- REQUIREMENTS -
Images are not part of the copy; write out the rest of the data exactly as given.

═══ PROVIDED DATA

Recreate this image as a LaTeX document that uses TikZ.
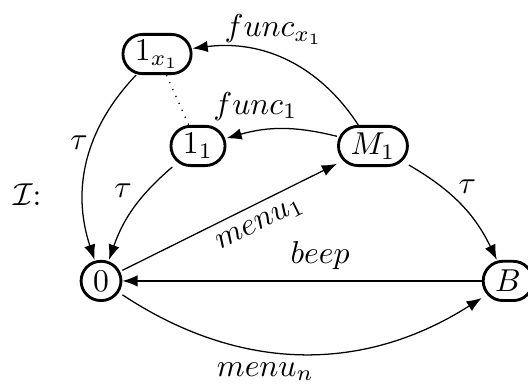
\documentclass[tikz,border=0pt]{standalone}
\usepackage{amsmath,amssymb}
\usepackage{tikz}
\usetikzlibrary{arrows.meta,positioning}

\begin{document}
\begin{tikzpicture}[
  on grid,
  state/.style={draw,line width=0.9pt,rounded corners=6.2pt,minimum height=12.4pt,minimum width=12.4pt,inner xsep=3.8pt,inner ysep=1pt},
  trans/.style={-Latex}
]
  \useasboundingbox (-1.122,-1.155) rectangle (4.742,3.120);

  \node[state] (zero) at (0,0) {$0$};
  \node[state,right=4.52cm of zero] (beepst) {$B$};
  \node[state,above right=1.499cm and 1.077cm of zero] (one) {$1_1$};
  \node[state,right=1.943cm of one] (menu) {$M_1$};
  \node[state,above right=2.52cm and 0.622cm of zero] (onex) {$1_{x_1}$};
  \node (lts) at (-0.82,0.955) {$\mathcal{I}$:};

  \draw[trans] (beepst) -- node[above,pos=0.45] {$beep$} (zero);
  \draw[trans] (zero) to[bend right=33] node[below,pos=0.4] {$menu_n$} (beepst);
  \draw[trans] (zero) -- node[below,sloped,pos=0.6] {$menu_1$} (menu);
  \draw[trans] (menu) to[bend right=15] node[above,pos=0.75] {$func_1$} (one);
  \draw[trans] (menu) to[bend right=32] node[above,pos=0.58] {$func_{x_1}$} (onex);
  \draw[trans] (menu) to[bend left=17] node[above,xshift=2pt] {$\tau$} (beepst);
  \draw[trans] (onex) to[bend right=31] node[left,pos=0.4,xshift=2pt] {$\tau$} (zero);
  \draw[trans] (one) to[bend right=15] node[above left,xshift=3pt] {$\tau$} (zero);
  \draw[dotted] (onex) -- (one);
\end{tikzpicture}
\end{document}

══════

- SOLUTION -
Recreate this image as a LaTeX document that uses TikZ.
\documentclass[tikz,border=0pt]{standalone}
\usepackage{amsmath,amssymb}
\usepackage{tikz}
\usetikzlibrary{arrows.meta,positioning}

\begin{document}
\begin{tikzpicture}[
  on grid,
  state/.style={draw,line width=0.9pt,rounded corners=6.2pt,minimum height=12.4pt,minimum width=12.4pt,inner xsep=3.8pt,inner ysep=1pt},
  trans/.style={-Latex}
]
  \useasboundingbox (-1.122,-1.155) rectangle (4.742,3.120);

  \node[state] (zero) at (0,0) {$0$};
  \node[state,right=4.52cm of zero] (beepst) {$B$};
  \node[state,above right=1.499cm and 1.077cm of zero] (one) {$1_1$};
  \node[state,right=1.943cm of one] (menu) {$M_1$};
  \node[state,above right=2.52cm and 0.622cm of zero] (onex) {$1_{x_1}$};
  \node (lts) at (-0.82,0.955) {$\mathcal{I}$:};

  \draw[trans] (beepst) -- node[above,pos=0.45] {$beep$} (zero);
  \draw[trans] (zero) to[bend right=33] node[below,pos=0.4] {$menu_n$} (beepst);
  \draw[trans] (zero) -- node[below,sloped,pos=0.6] {$menu_1$} (menu);
  \draw[trans] (menu) to[bend right=15] node[above,pos=0.75] {$func_1$} (one);
  \draw[trans] (menu) to[bend right=32] node[above,pos=0.58] {$func_{x_1}$} (onex);
  \draw[trans] (menu) to[bend left=17] node[above,xshift=2pt] {$\tau$} (beepst);
  \draw[trans] (onex) to[bend right=31] node[left,pos=0.4,xshift=2pt] {$\tau$} (zero);
  \draw[trans] (one) to[bend right=15] node[above left,xshift=3pt] {$\tau$} (zero);
  \draw[dotted] (onex) -- (one);
\end{tikzpicture}
\end{document}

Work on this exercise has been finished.